The rest of the class loved that the Honorables went at it, but I eventually had to restrict politics talk to the lunch break as they all began to throw in their own stories of government failure. When Monsieur Gaston, the majority MP who is personally close to Kabila, would start praising the work of the good president, they would all just smile and actually laugh at him outright. Because what else do you do in the Congo? That seems to be the attitude, generally.

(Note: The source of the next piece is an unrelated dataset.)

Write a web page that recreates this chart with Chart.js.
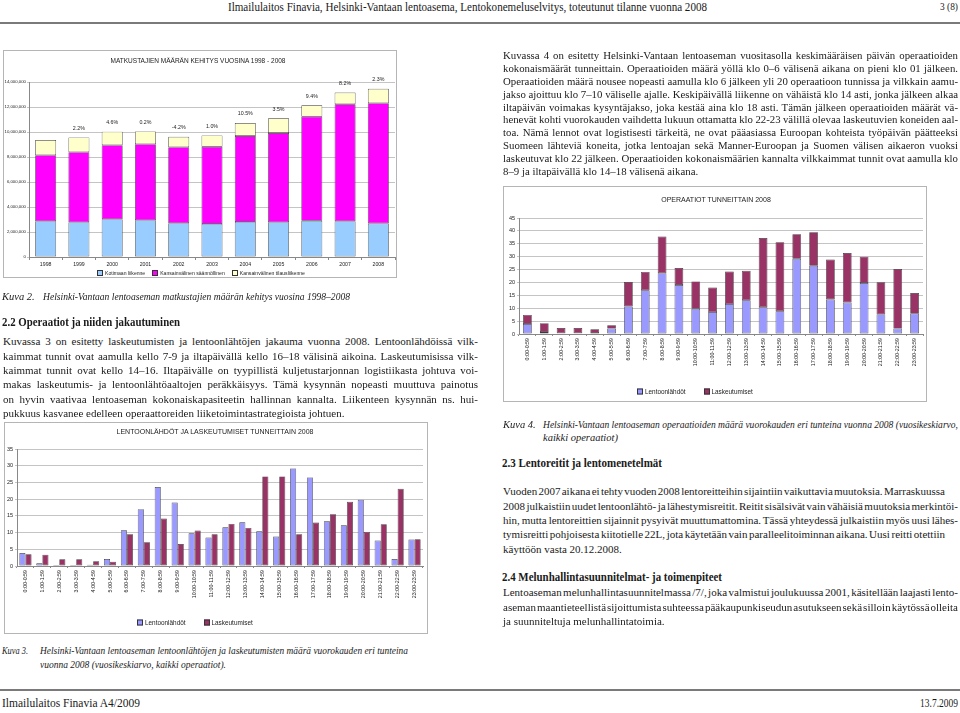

The Congolese that I have experienced so far are all smiles and warm handshakes and  incredibly nice. On my way back with some Congolese journalist friends, Axel and Jeannot, from a beer and grilled chicken joint in Bandal, one of the “quartiers chauds” as the Kinois call the neighborhoods that party, they hailed a gypsy cab that already had a few passengers in the back. After a quick exchange in Lingala that I didn’t understand, the women in the car both got in the front seat, and the three of us got in the back. “In Kinshasa we’re easy,” Axel explained with a smile, “life is hard enough as it is, we think, ‘why not help each other out a little?’”

The U.S. Embassy’s security briefing at the start of my stay had warned about high rates of violence and criminality in Kinshasa. Not so much about warm handshakes and mutual aid, but I suspect one doesn’t by any means exclude the other here. I was told that on the road that we took in the cab on our way back from Bandal, which is the only road, when cars drive by the big Kokolo military base, chances are that a soldiers’ road block will have popped up, and can pose a serious problem for drivers with no cash to hand over. Maybe we just got lucky, but we didn’t hit a road block, and Axel and Jeannot dropped me off at my hotel, a brand new Chinese-built luxury tower with colorful neon lights flashing all the way up the 22 floors of the facade. Not surprisingly, in this gleaming hotel in Gombe full of foreigners, I haven’t experienced any of Kinshasa’s power outages at all.